Understanding the Surface Structure of LiNi0.45Mn1.55O4 Spinel Cathodes with Aberration-Corrected HAADF STEM

Abstract

In order for Li-ion batteries to mature to a level useful for integration into the current or future energy infrastructure, basic problems such as cyclability, cost and rate capability must be overcome. LiNi0.5Mn1.5O4 (LNM), a spinel cathode material, has the advantage of being both cost-effective and a high-rate capable material, but it is plagued with cyclability problems. In the LNM system the main contributor to cycling degradation is the high operating voltage which leads to solid-electrolyte interphase (SEI) formation.

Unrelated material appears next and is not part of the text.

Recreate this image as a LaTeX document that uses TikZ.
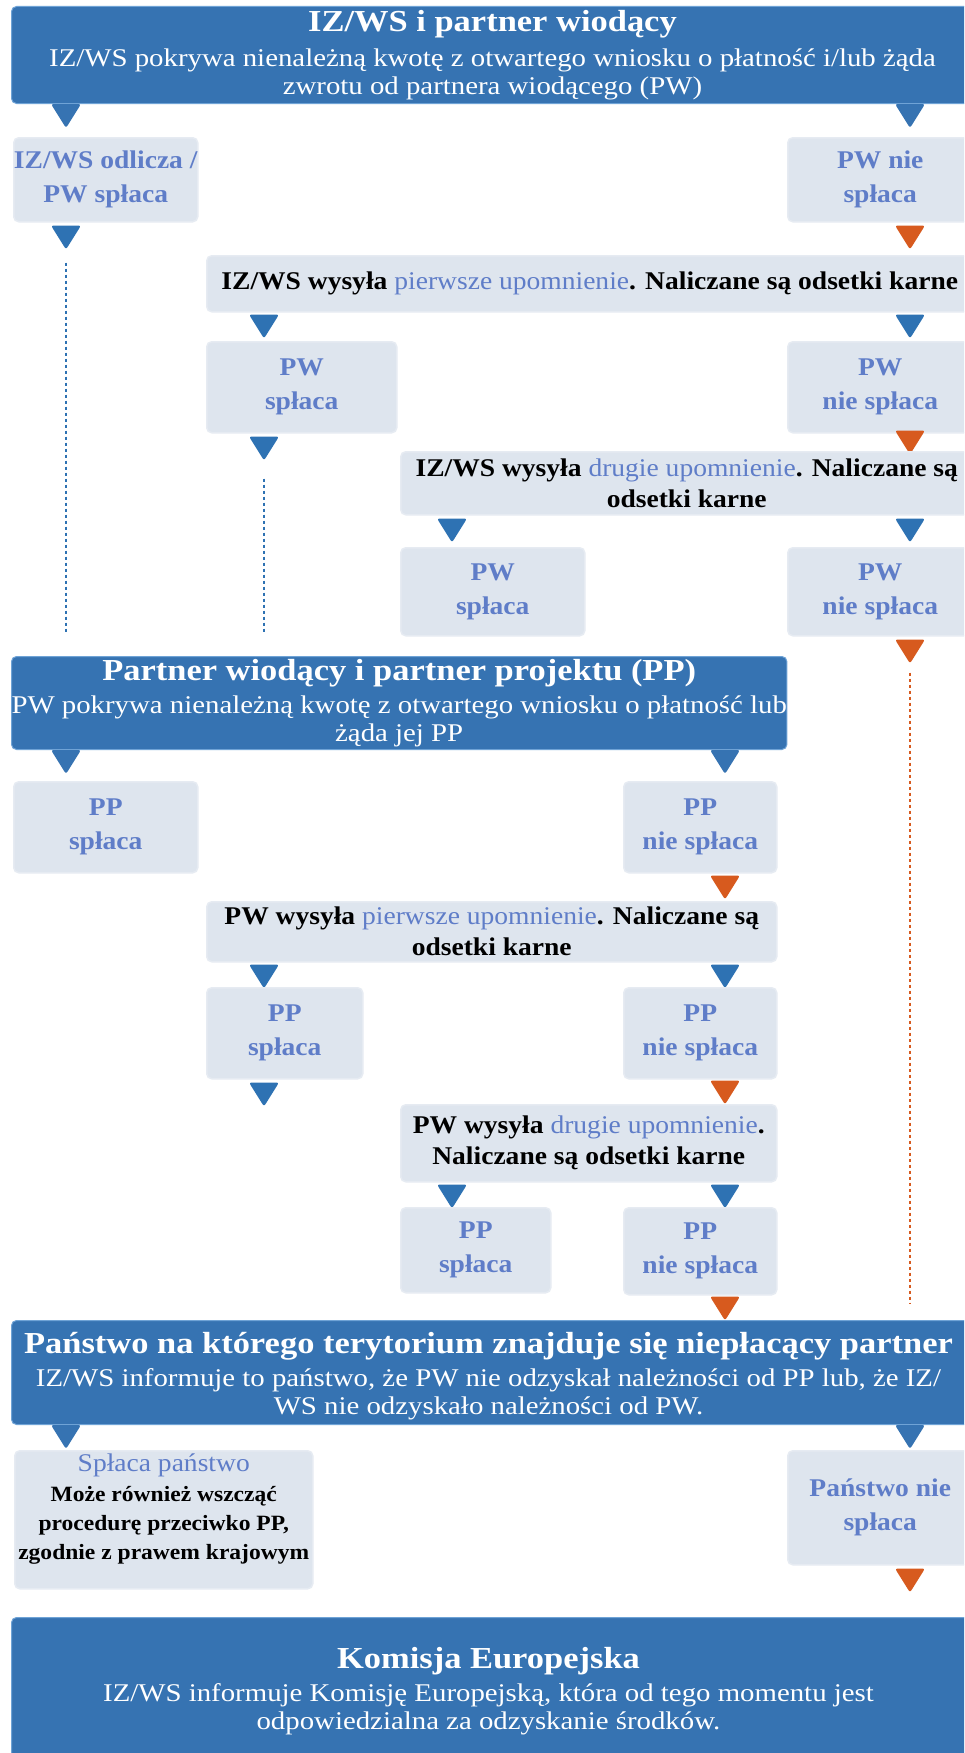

We find that excess-Mn doping of this material (LiNi0.5-XMn1.5+XO4where x=0.05) leads to increased cyclability through natural passivation [1]. To understand the exact role that excess Mn plays in the passivation of this cathode material, it is crucial to determine the surface’s atomic structure. This is because the surface structure determines how reactive the cathode will be with the electrolyte during oxidation and reduction cycles.In order to understand how excess-Mn LNM reacts with the electrolyte, it is critical to understand the different phases that form in this system. In this regard, aberration-corrected high-angle annular dark-field (HAADF) scanning transmission electron microscopy (STEM) was used to identify the surface and bulk structures in the excess-Mn LNM system. A HAADF STEM image of LiNi0.45Mn1.55O4along the [110] zone axis is shown in Figure 1. The image has been deconvoluted for clarity. This confirms the spinel structure (blue) and shows good agreement with STEM simulations in the bulk. Near the surface however, other phases are observed which include the rock-salt phase (green) and an unexpected phase defined here as “ring-type” (red). The rock-salt structure is expected from x-ray diffraction (XRD) results but the ring-type phase; so-called because of the characteristic rings that are formed within the first few atomic surface layers, is not. All three phases are observed near the surface, however only the spinel is found within the bulk of the particles. HAADF STEM enables a detailed characterization of these phases and has led to an important understanding of the cycling degradation mechanisms in the excess-Mn LNM system. In turn, this work enables us to develop a well-suited cathode material for future energy storage that will potentially spur the evolution of the future sustainable energy landscape.